Realistically, I know that this child is smart and capable and outgoing, and even the nastiest comments roll right off his back without dimming his megawatt smile. Since kindergarten, he has always been at the center of any pack of kids; I used to find him after school by looking for the biggest clump of kids. He was always in the middle of it. He'll be fine. I know this. I'm just having trouble believing it.

12 comments:

Anonymous said...

I'm having trouble wrapping my mind around 60 inches of lace. That's not a sweater, girl, that's a blanket! Perhaps you meant 6 inches?

sheep#100 said...

He will be fine.

And you will be, too.

5elementknitr said...

I had to send my little one to kindergarten last week.

I guess it doesn't get any easier as they get older?

Heartbreaking...

Tammy said...

Ahhh... We would've been good friends in junior high.

Khalila said...

Good luck with the first week of school! My son doesn't start until the week after labor day, and I'm taking every spare minute before hand to spend time with him. It's first grade and his first full day of school, and I won't see him until late afternoon!

Hang in there.

knitwitmama said...

I'm with you, girl. My youngest starts jr. high tomorrow. Luckily I get to walk with her (well, not really, she'll make me walk 10 paces behind her) My tough one this week was putting my oldest on a plane to college. He is going to VA, 3000, count them, 3000 miles away.
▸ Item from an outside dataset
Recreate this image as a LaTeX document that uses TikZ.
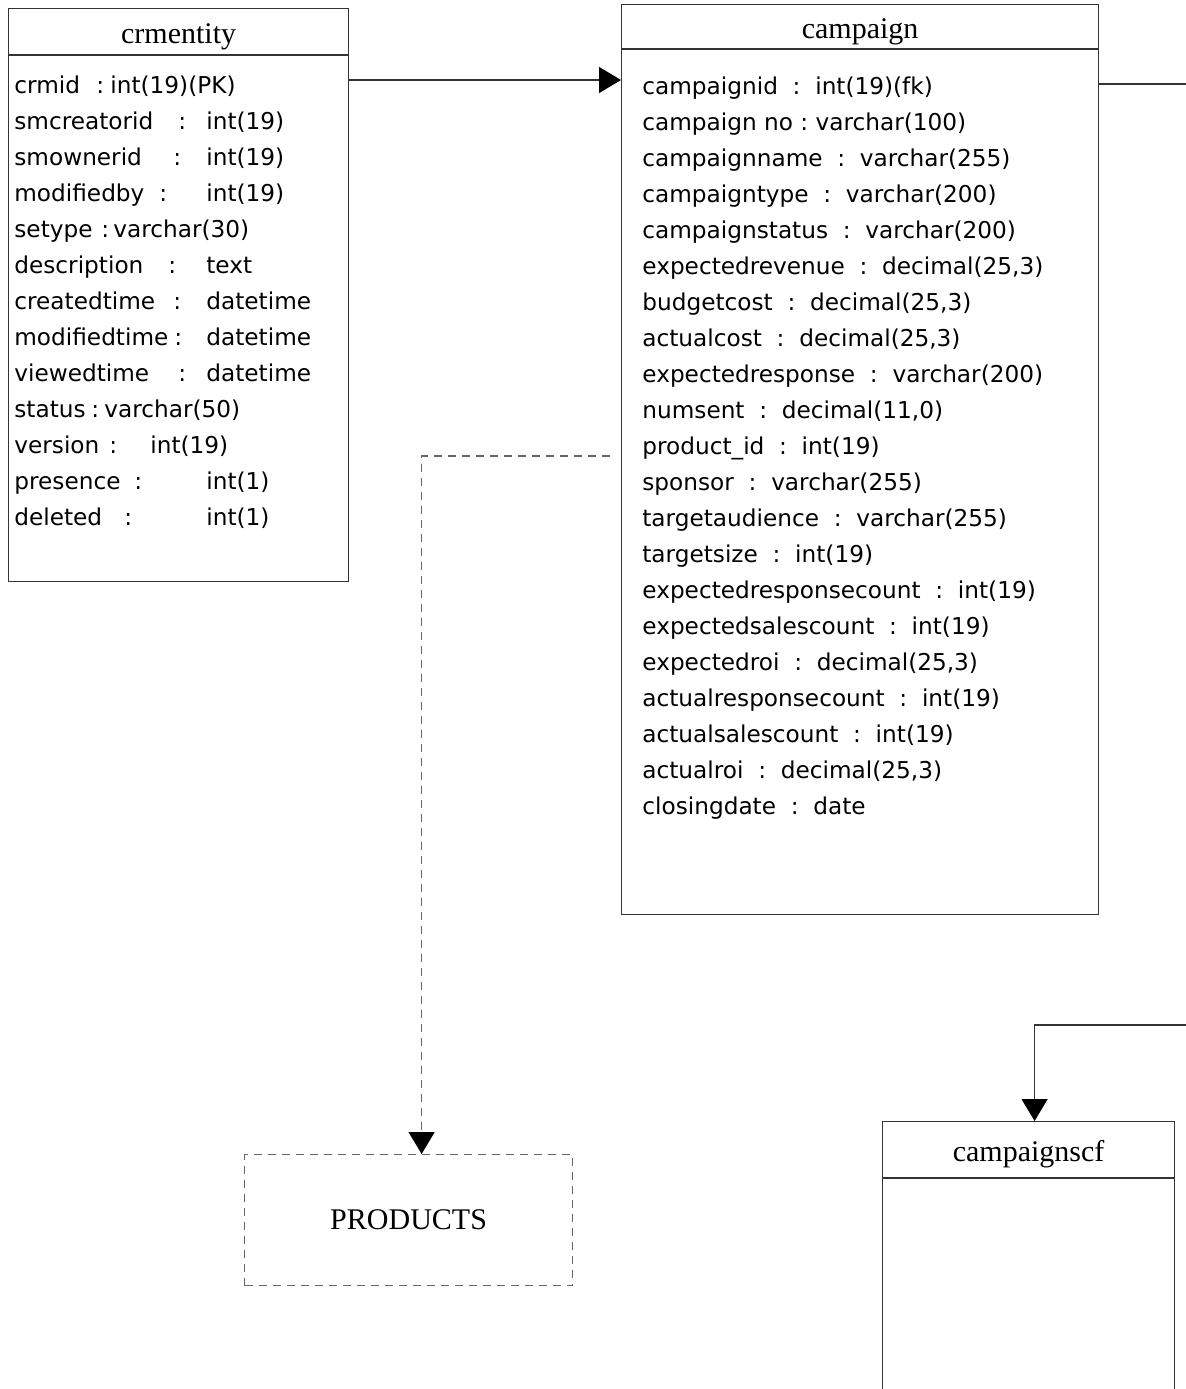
\documentclass[tikz,border=0pt]{standalone}
\usepackage{fontspec}
\setmainfont{Liberation Serif}
\newfontfamily\attrfont{DejaVu Sans}
\usetikzlibrary{arrows.meta,positioning}

\definecolor{linegray}{HTML}{333333}
\definecolor{dashgray}{HTML}{666666}

\tikzset{
  tablehead/.style={draw=linegray, line width=0.6pt, anchor=north west, inner sep=0pt,
    text height=12.5pt, text depth=0.5pt, font=\fontsize{15}{18}\selectfont},
  tablebody/.style={draw=linegray, line width=0.6pt, inner sep=0pt},
  attr/.style={anchor=base west, inner sep=0pt, font=\attrfont\fontsize{11.6}{14}\selectfont},
  relarrow/.style={draw=linegray, line width=0.6pt,
    -{Triangle[length=11pt,width=13pt,color=black]}},
  dashedbox/.style={draw=dashgray, line width=0.6pt, dash pattern=on 4pt off 3pt,
    inner sep=0pt, anchor=north west, font=\fontsize{15}{18}\selectfont},
}

\begin{document}
\begin{tikzpicture}[x=0.5pt, y=-0.5pt]
	\useasboundingbox (0,0) rectangle (1186,1389);
	\clip (0,0) rectangle (1186,1389);

	% crmentity
	\node[tablehead, minimum width=170pt, minimum height=23pt] (crmhead) at (8,8) {crmentity};
	\node[tablebody, below=0pt of crmhead, minimum width=170pt, minimum height=263pt] (crmbody) {};
	\foreach \nm/\cx/\ty/\tx [count=\i from 0] in {
		crmid/96/int(19)(PK)/110,
		smcreatorid/178/int(19)/206,
		smownerid/173/int(19)/206,
		modifiedby/159/int(19)/206,
		setype/101/varchar(30)/113,
		description/168/text/206,
		createdtime/173/datetime/206,
		modifiedtime/174/datetime/206,
		viewedtime/178/datetime/206,
		status/91/varchar(50)/104,
		version/109/int(19)/150,
		presence/134/int(1)/206,
		deleted/124/int(1)/206}
	{
		\node[attr] (crm-\i) at (14,93+36*\i) {\nm};
		\node[attr] at (\cx,93+36*\i) {:};
		\node[attr] at (\tx,93+36*\i) {\ty};
	}

	% campaign
	\node[tablehead, minimum width=238.5pt, minimum height=22pt] (cmphead) at (621,4) {campaign};
	\node[tablebody, below=0pt of cmphead, minimum width=238.5pt, minimum height=432.5pt] (cmpbody) {};
	\foreach \txt [count=\i from 0] in {
		campaignid~~:~~int(19)(fk),
		campaign no~:~varchar(100),
		campaignname~~:~~varchar(255),
		campaigntype~~:~~varchar(200),
		campaignstatus~~:~~varchar(200),
		{expectedrevenue~~:~~decimal(25,3)},
		{budgetcost~~:~~decimal(25,3)},
		{actualcost~~:~~decimal(25,3)},
		expectedresponse~~:~~varchar(200),
		{numsent~~:~~decimal(11,0)},
		product\_id~~:~~int(19),
		sponsor~~:~~varchar(255),
		targetaudience~~:~~varchar(255),
		targetsize~~:~~int(19),
		expectedresponsecount~~:~~int(19),
		expectedsalescount~~:~~int(19),
		{expectedroi~~:~~decimal(25,3)},
		actualresponsecount~~:~~int(19),
		actualsalescount~~:~~int(19),
		{actualroi~~:~~decimal(25,3)},
		closingdate~~:~~date}
		\node[attr] (cmp-\i) at (642,94+36*\i) {\txt};

	% campaignscf
	\node[tablehead, minimum width=146pt, minimum height=28pt] (scfhead) at (882,1121) {campaignscf};
	\node[tablebody, below=0pt of scfhead, minimum width=146pt, minimum height=130pt] (scfbody) {};

	% products
	\node[dashedbox, minimum width=164pt, minimum height=65.5pt] (prodbox) at (244,1154) {PRODUCTS};

	% relations
	\coordinate (row1) at (0,80);
	\coordinate (offright1) at (1200,84);
	\coordinate (offright2) at (1200,1025);
	\draw[relarrow] (crmbody.east |- row1) -- (cmpbody.west |- row1);
	\draw[draw=linegray, line width=0.6pt] (cmpbody.east |- offright1) -- (offright1);
	\draw[relarrow] (offright2) -| ([xshift=3pt]scfhead.north);
	\draw[relarrow, draw=dashgray, dash pattern=on 4pt off 3pt]
		([xshift=-5.5pt]cmpbody.west |- 0,456) -| ([xshift=6.5pt]prodbox.north);
\end{tikzpicture}
\end{document}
I know he'll be fine, but I worry too, will he like his roommate, can he find his classrooms, what if he gets sick..... ah parenting, the letting go is the hardest. Thankfully, knitting gives me peace.

TheBlackSheep said...

eeeewwwww! Jr. High. Yuck. You couldn't pay me to go back either. However, as Trek said, he'll be fine and so will you.

Anonymous said...

60 inches of lace on top of 21 inches of ribbing? wow that is almost 3 feet taller than me!!! LOL!! Good luck on it, hope you don't get too frustrated with the lace. I can't wait to see this one!

My girls start school next Tuesday. In one way I don't want it to start--one is going into 4th grade and the other into 1st. Time went so slow when I was in school and now it is flying. However, when they are fighting with each other, I don't know if I will survive the next 6 days! The first day of school is always a tear jerker.

Anonymous said...

Sounds like we would've been good buddies in junior high. I was also not cute, not cool, not athletic, but a "brain"...and to make things worse, my mom taught right down the hall. So you can guess how the other kids explained my good grades. But you know what? We survived, and our kids will too. I'm always amazed at how much stronger my kids are than I realize, and I bet the same is true of yours.

Tracy Purtscher said...

Funny how different and yet similar our lives are. My youngest is now in her 4th year of college and that worries me more than sending her to kindergarten, Jr. High, High School or even her first year of college ever did. I guess you never cease worrying about your kids.

I keep telling myself I raised her with the intention of sending her out into the world and that's what is happening. While I actually get to see her 2 or 3 times a year now, I know soon that might not even be the case. If that isn't the stuff comfort knitting is made for I don't know what is! It looks like I'll be knitting blankets soon. :o)

Really? 60 inches of lace on a sweater??? Huh?!? Egads woman you are in fragile state of mind.

Haley said...

hope the first day went well. my son has his first day of preschool in two weeks and i'm freaking out. i guess it's a mom thing.

Anonymous said...

Junior high was an ugly phase in my life! Middle school wasn't the favorite part of my kids' lives, but they survived it okay. I was lucky in that I didn't have separation anxiety when my kids started new things - they seem to just take things in stride, thank God.